Python 标准库



In [1]:

    
%matplotlib inline

import matplotlib.pyplot as plt

plt.style.use('ggplot')









    



/home/linusp/Projects/panic-notebook/venv/local/lib/python2.7/site-packages/matplotlib/font_manager.py:273: UserWarning: Matplotlib is building the font cache using fc-list. This may take a moment.
  warnings.warn('Matplotlib is building the font cache using fc-list. This may take a moment.')

collections



In [2]:

    
import collections

collections 中实现了一些高性能、易用的容器类型

defaultdict 继承了 dict 类型，当 key 不存在时，可以用指定的工厂方法来产生默认值。使用 dict 时，如果 key 不存在，是会抛出异常的



In [3]:

    
d = {'id': 1, 'content': 'hello world'}

d['author']









    



---------------------------------------------------------------------------
KeyError                                  Traceback (most recent call last)
<ipython-input-3-49a67eb1662d> in <module>()
      1 d = {'id': 1, 'content': 'hello world'}
      2 
----> 3 d['author']

KeyError: 'author'

如果使用 defaultdict ，就不会有这个问题



In [4]:

    
dd = collections.defaultdict(int)
dd.update(d)
dd['author']









    Out[4]:





0

还可以用来定义树状结构



In [5]:

    
def Tree():
    return collections.defaultdict(Tree)


def tree_to_dict(tree):
    """将自定义的树状结构转换为 dict"""
    return {k: tree_to_dict(tree[k]) for k in tree}

tree = Tree()
tree['a']['b']['c']['d']
tree['a']['m']['n']['z']

tree_to_dict(tree)









    Out[5]:





{'a': {'b': {'c': {'d': {}}}, 'm': {'n': {'z': {}}}}}

namedtuple 用来创建带有命名字段的 tuple ，使代码更易读。



In [6]:

    
Point = collections.namedtuple('Point', ['x', 'y'])

Point(3, y=4)









    Out[6]:





Point(x=3, y=4)

Counter 顾名思义可用做计数器，不同的 Counter 类型值之间可以进行 +/- 运算，并且内部实现了 Top-K 功能，用来做简单的统计非常的方便。



In [7]:

    
cats = ['cat'] * 10
dogs = ['dog'] * 20
birds = ['bird'] * 5
dolphins = ['dolphin'] * 9

animal_counter = collections.Counter()
for animal in cats + dogs + birds + dolphins:
    animal_counter[animal] += 1

mammals_counter = collections.Counter()
for animal in cats + dogs + dolphins:
    mammals_counter[animal] += 1

print 'Top 2:', animal_counter.most_common(2)
print 'Animal not mammals:', animal_counter - mammals_counter









    



Top 2: [('dog', 20), ('cat', 10)]
Animal not mammals: Counter({'bird': 5})

deque 实现了一个双向队列



In [8]:

    
d = collections.deque([1, 2, 3, 4, 5])
print d

d.pop()
print 'After pop:', d
d.popleft()
print 'After popleft:', d

d.append('a')
print 'After append:', d
d.appendleft('A')
print 'After appendleft:', d

d.extend(['x', 'y', 'z'])
print 'After extend:', d
d.extendleft(['X', 'Y', 'Z'])
print 'After extendleft:', d









    



deque([1, 2, 3, 4, 5])
After pop: deque([1, 2, 3, 4])
After popleft: deque([2, 3, 4])
After append: deque([2, 3, 4, 'a'])
After appendleft: deque(['A', 2, 3, 4, 'a'])
After extend: deque(['A', 2, 3, 4, 'a', 'x', 'y', 'z'])
After extendleft: deque(['Z', 'Y', 'X', 'A', 2, 3, 4, 'a', 'x', 'y', 'z'])
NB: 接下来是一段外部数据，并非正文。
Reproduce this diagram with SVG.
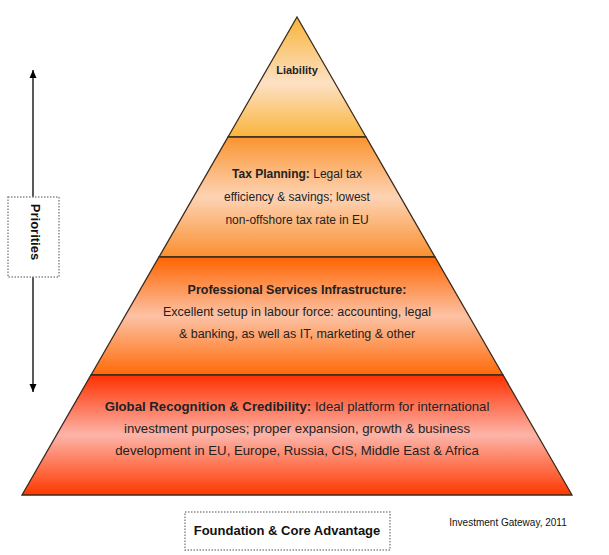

OrderedDict 同 defaultdict 一样继承自 dict ，可以使用 dict 的所有操作，在此基础上，OrderedDict 可以 记住每个 key 被插入的顺序



In [9]:

    
d1 = dict([
    ('first', 1),
    ('second', 2),
    ('third', 3),
    ('fourth', 4)
])
print d1.keys()

d2 = collections.OrderedDict([
    ('first', 1),
    ('second', 2),
    ('third', 3),
    ('fourth', 4)
])
print d2.keys()









    



['second', 'fourth', 'third', 'first']
['first', 'second', 'third', 'fourth']

functools



In [10]:

    
import functools

functools 里包含一些高阶函数，我们用得比较多的大概是 partial, wraps 这两个。

partial 以一个函数对象作为参数，并为该函数的某些参数设置默认值，来得到一个新的函数。比如我们有一个函数叫 search_job ，如下:



In [11]:

    
def search_job(query, redis_config, sql_config, index_schema):
    """docstring here"""
    # blablabla
    return query

其中的 redis_config、sql_config 和 index_schema 在项目启动的时候通过读取配置文件已经确定了，假设它们的值分别如下:



In [12]:

    
REDIS_CONFIG = {'host': 'localhost', 'port': 6379, 'db': 0}
SQL_CONFIG = {'host': 'localhost', 'port': 4000, 'name': 'test'}
INDEX_SCHEMA = {'title': str, 'content': str}

那么可以用 partial 将这些配置设为 search_job 函数中相应参数的默认值，并产生一个新的函数



In [13]:

    
search_job_with_default_args = functools.partial(
    search_job,
    redis_config=REDIS_CONFIG,
    sql_config=SQL_CONFIG,
    index_schema=INDEX_SCHEMA,
)

search_job_with_default_args('hello world')









    Out[13]:





'hello world'

wraps 用来使应用了装饰器(decorator)的函数保持其属性(如 __name__ 和 __doc__)。比如上面定义的 search_job 方法，其属性为:



In [14]:

    
search_job.__name__, search_job.__doc__









    Out[14]:





('search_job', 'docstring here')

为其应用一个装饰器后



In [15]:

    
def func_wrapper(func):
    def wrap_it(*args, **kwargs):
        """docstring of wrap_it"""
        return func(*args, **kwargs)

    return wrap_it


@func_wrapper
def search_job_wrapped(query, redis_config, sql_config, index_schema):
    """docstring here"""
    # blablabla
    return query


search_job_wrapped.__name__, search_job_wrapped.__doc__









    Out[15]:





('wrap_it', 'docstring of wrap_it')

用 wraps 可以使被装饰方法的属性被正确输出:



In [16]:

    
def func_wrapper(func):
    @functools.wraps(func)
    def wrap_it(*args, **kwargs):
        """docstring of wrap_it"""
        return func(*args, **kwargs)

    return wrap_it


@func_wrapper
def search_job_wrapped(query, redis_config, sql_config, index_schema):
    """docstring here"""
    # blablabla
    return query


search_job.__name__, search_job.__doc__









    Out[16]:





('search_job', 'docstring here')

itertools



In [17]:

    
import itertools

itertools 中实现了很多实用的迭代器(iterator)，以及一些用来处理、操作可迭代(iterable)对象的方法。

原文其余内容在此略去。